Curve fitting is closely related to polynomial interpolation and splines as both techniques aim to create smooth curves that represent sets of data points. Polynomial interpolation uses single polynomials to estimate values between known data points, while splines utilize piecewise polynomials for greater flexibility and smoother transitions. These methods are important for data analysis because they help in visualizing trends, making predictions, and understanding relationships between variables in datasets.
What are some common pitfalls associated with curve fitting, particularly concerning overfitting, and how can they affect results?
Common pitfalls of curve fitting include overfitting, where a model is too complex and fits the noise in the data rather than the underlying trend. This results in poor predictive performance when applied to new or unseen data. To mitigate overfitting, it is crucial to balance model complexity with goodness-of-fit measures, such as cross-validation techniques, which help determine if a model generalizes well beyond the sample dataset.
Evaluate the effectiveness of different curve fitting techniques in modeling real-world data sets and discuss their respective advantages and disadvantages.
Different curve fitting techniques vary in their effectiveness based on the characteristics of real-world datasets.
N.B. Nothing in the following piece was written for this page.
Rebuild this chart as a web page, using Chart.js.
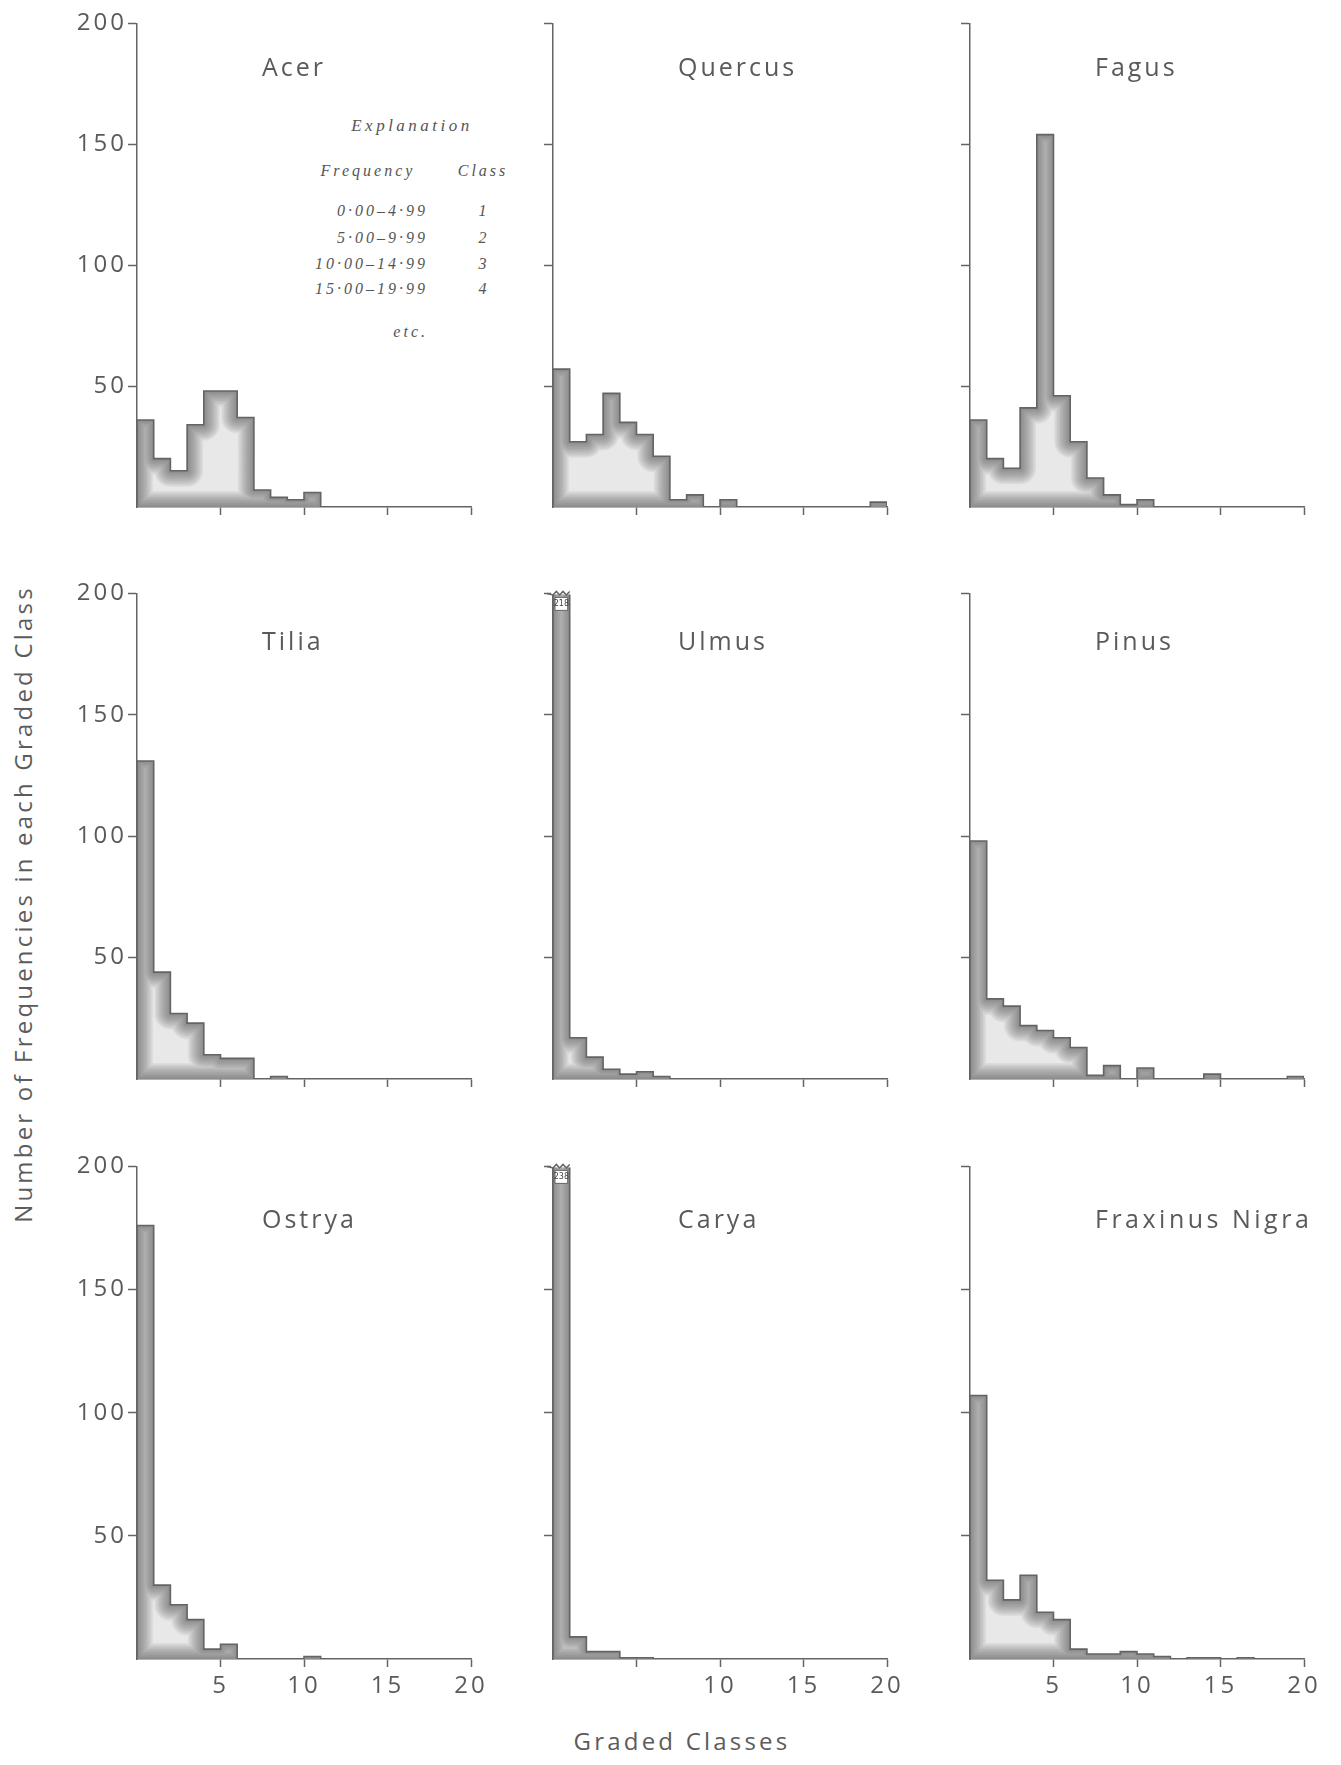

Polynomial functions can provide simple models but may suffer from oscillation issues with high degrees. Splines offer more flexibility with piecewise polynomials but may require careful tuning to avoid overfitting. The least squares method is widely used due to its simplicity but might not be suitable for all types of data distributions. Evaluating these techniques involves considering trade-offs like interpretability, computational efficiency, and predictive accuracy in relation to specific applications.
Related terms
Polynomial Interpolation: A method of estimating values between known data points using polynomial functions to create a continuous curve.
Spline: A piecewise-defined polynomial function used for interpolation that ensures a smooth fit through the given data points.
Least Squares Method: A standard approach in regression analysis that minimizes the sum of the squares of the differences between observed and predicted values.